カレーをかけてくれないかの話

 結局、カレーって最強なのだという当たり前の事実に気づいてしまう。米、パン、うどん、パスタ、そしてナンを始めとしたあらゆる炭水化物を己の色に染め上げる料理。それがカレーだ。喫茶店の具が溶けた甘さと辛さが混ざっているカレー、スパイスの風味が強い、ネパールやインドを彷彿とされる象の絵とか飾ってある店でナンと食べるカレー、こってりしていて色が濃く、具がゴロゴロとしたホテルのカレー、なじみの食堂で好みのトッピングと食べるカレー、和風だしが香る刻んだ青いネギが風味を添えるカレーうどん、そして冷蔵庫から引っ張り出した適当な素材を駆使して作り出し、数日に渡って食卓を支える家カレー。カレーといってもかなりバリエーションがある。ここに挙げたものは、ほんの一例だが、当然味が違う。


 そう、我々はカレーに囲まれて生きている。でもカレーは自由だ。スパイスにこだわっても良いし、市販のルーを買って具と溶かすだけでも当然美味しい。だから最近ようやく気が付いた。自分はカレーが好きだった。割とトップクラスに。今まで気取って寿司とか焼肉とか、すき焼き、天ぷらとかオムライスとか気取ったことを言っていたが、カレーだ。自分のベストアンサーはカレーだった。

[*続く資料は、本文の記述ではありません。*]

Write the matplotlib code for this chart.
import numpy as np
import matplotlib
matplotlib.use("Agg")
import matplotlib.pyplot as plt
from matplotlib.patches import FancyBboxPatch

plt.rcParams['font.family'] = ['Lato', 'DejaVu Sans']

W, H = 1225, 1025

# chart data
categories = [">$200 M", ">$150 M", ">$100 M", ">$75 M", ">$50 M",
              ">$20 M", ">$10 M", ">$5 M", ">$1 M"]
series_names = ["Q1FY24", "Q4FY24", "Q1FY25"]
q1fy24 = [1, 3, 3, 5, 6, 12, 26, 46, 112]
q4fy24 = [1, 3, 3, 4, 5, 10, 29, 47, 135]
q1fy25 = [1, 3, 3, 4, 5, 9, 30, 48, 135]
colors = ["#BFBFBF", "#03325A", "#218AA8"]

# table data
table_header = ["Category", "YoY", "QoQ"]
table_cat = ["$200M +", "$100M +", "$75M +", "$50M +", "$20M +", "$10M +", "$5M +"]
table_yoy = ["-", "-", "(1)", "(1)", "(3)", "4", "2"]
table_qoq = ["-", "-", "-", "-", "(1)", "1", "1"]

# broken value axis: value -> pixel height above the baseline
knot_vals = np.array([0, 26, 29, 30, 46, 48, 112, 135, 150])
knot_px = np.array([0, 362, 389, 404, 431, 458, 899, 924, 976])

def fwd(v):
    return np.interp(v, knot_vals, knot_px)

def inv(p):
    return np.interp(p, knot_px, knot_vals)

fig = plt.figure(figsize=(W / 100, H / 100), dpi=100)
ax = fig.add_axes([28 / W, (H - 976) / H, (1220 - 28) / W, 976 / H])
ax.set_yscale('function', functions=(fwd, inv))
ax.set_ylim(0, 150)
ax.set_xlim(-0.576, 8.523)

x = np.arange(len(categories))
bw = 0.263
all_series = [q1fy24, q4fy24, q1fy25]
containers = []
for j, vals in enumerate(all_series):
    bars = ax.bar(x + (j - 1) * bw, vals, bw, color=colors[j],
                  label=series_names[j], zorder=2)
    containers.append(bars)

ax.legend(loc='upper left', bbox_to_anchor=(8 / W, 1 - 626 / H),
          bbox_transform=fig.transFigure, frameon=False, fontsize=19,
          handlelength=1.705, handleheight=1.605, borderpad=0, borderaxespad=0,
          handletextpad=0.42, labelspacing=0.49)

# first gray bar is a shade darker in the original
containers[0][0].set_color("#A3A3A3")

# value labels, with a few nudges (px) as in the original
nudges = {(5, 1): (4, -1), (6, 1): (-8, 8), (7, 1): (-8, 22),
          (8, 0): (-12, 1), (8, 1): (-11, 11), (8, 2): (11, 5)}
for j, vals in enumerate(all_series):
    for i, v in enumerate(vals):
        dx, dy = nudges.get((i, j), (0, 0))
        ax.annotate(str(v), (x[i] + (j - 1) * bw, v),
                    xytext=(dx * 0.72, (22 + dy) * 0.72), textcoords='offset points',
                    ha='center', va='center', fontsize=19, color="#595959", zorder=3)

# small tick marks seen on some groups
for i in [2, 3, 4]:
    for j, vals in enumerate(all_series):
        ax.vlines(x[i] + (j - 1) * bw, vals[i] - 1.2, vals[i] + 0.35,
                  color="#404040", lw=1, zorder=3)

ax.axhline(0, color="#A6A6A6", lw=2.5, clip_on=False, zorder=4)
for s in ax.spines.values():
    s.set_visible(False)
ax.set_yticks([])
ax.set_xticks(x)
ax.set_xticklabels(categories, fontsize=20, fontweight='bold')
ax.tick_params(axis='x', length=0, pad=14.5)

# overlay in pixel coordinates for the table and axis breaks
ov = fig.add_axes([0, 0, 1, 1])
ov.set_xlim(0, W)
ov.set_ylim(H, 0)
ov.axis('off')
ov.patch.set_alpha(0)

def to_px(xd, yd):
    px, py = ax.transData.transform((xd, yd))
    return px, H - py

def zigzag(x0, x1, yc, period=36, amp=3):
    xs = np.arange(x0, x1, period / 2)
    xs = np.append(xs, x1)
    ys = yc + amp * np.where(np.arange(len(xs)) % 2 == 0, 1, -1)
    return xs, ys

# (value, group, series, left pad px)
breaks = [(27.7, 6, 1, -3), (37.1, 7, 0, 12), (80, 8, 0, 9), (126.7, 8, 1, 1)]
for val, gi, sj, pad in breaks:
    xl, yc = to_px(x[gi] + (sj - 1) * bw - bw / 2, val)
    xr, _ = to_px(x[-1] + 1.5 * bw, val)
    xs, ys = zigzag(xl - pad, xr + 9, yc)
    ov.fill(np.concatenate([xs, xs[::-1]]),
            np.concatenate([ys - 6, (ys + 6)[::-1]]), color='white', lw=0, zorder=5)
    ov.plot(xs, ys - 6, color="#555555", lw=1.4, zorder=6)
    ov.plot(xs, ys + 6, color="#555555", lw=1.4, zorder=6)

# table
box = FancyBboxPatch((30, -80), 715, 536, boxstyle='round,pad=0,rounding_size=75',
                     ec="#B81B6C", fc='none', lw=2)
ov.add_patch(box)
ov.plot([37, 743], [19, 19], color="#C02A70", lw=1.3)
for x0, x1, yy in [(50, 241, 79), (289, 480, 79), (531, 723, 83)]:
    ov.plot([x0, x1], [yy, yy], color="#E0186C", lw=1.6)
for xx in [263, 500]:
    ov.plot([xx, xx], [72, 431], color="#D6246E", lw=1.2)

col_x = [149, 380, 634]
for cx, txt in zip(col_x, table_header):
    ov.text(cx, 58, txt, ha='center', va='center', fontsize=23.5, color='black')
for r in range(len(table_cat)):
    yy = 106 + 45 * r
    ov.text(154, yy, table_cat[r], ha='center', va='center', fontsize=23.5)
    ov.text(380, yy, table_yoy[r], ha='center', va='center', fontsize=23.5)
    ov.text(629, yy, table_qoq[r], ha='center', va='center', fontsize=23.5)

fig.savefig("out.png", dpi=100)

 だから、ここに素朴な願いを書いておこうと思う。もし、俺が死んだら棺にカレーを入れてくれ。棺いっぱいに。花とか良いから、隠し味の牛乳とリンゴすりおろしとかを入れてくれ。参列者でおたまを、かわりばんこに持ち替えて一回一回カレーを棺に注いでくれ。なんなら焼香とか良いからスパイスをつまんで棺に入れてくれ。そして、俺とカレーを一晩寝かせて、次の日。火葬してほしい。一番おいしい状態のカレーとあの世に連れて行ってくれ。奪衣婆とか閻魔大王に振舞ってやろうと思うから。

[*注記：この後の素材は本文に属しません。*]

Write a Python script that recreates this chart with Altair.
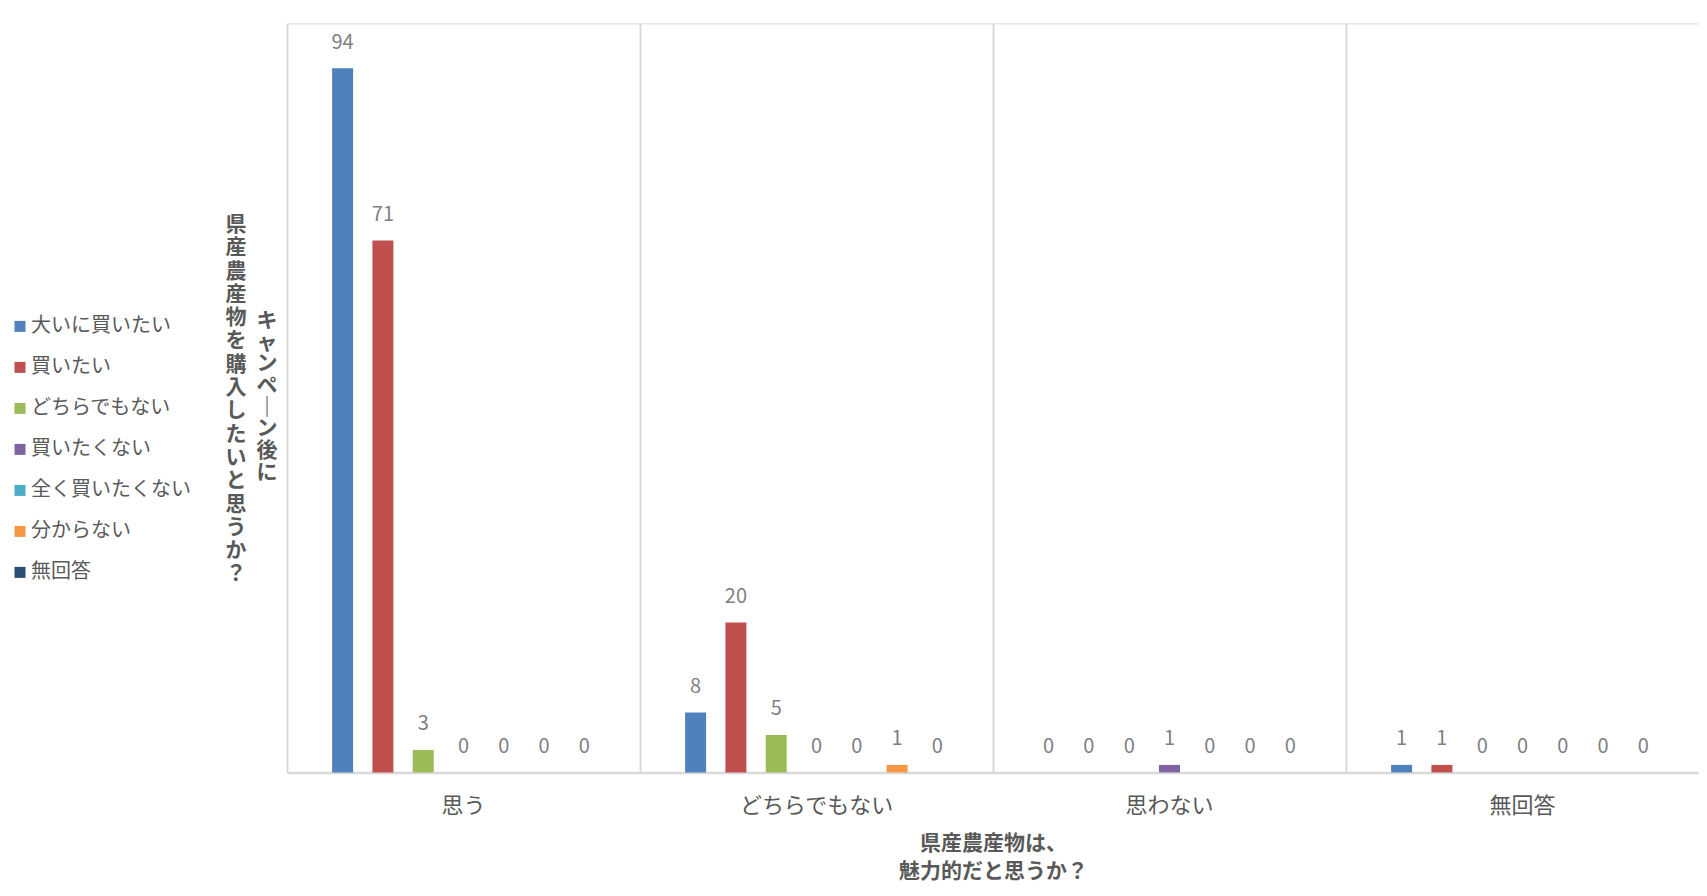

 遺されたみんなは、カレーの具にまみれて少し黄ばんだ俺のスパイシーボーンを拾うことになると思うが、気にしないでくれ。壺にもスパイスとか入れてくれ、主にガラムマサラ。ここまで書く程度にはカレーが好きだが、実際にやったらターバンを付けた俺が夢枕に立って、インド映画よろしく踊りまくってお前らを寝かせないことだろう。カレーは生きてる間に食いたい。なので、みんなは俺にカレーをおごってください。以上。